Toast or grill the bread slices until golden and crisp. In Spain this is often done on a plancha or under a grill — you want some colour and crunch.

02

Rub with tomato.

While the bread is still hot, rub the cut side of a tomato firmly over each slice. The bread will absorb the juice and pulp — keep rubbing until the bread turns pink and the tomato is used up.

Note. Press hard. The tomato is the base flavour and should almost disappear into the bread.
03

Dress and finish.

Drizzle olive oil generously over each slice. Lay the jamón ibérico over the top — drape it loosely so the fat shows. Finish with a few flakes of salt. Eat immediately.

Note. Do not warm the jamón. Room temperature is correct — the fat should be soft and almost translucent at the edges.

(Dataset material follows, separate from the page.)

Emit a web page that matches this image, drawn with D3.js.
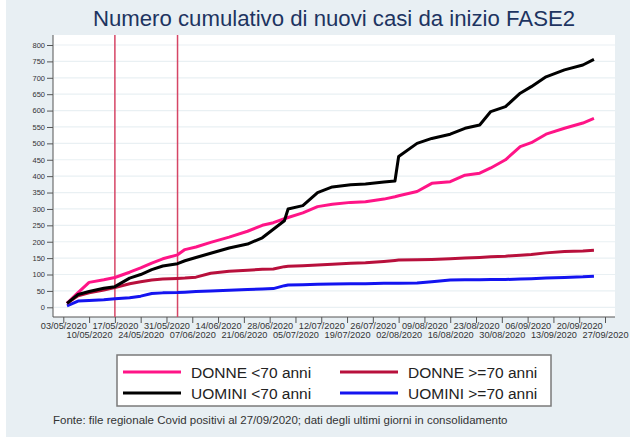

Frequently asked questions

What kind of bread is best?
A barra (Spanish bread bar) or a country sourdough, something with a real crust and an open crumb. Ciabatta works. Avoid white sandwich bread, it falls apart when you rub the tomato.
Can I use any tomato?
Ripe is the only requirement. Spanish bakeries use slightly overripe tomatoes for this exact dish. A firm grocery-store tomato won't release enough juice, wait a day or two until soft to the touch.
Do I need jamón ibérico, or will prosciutto work?
Prosciutto di Parma is the closest substitute, but the flavour is different. Spanish jamón has a richer, nuttier taste from acorn-fed pigs. Use whatever you can find; even good Italian prosciutto on this toast is excellent.
Can I make it without jamón?
Yes, pan con tomate (just bread, tomato, oil, salt) is its own dish, eaten throughout Spain. Equally legitimate as breakfast.
Should the jamón be warm?
No. Room temperature only. Warming jamón ibérico ruins the texture, the fat needs to be soft and almost translucent, not melted. Take it out of the fridge 15 minutes before serving.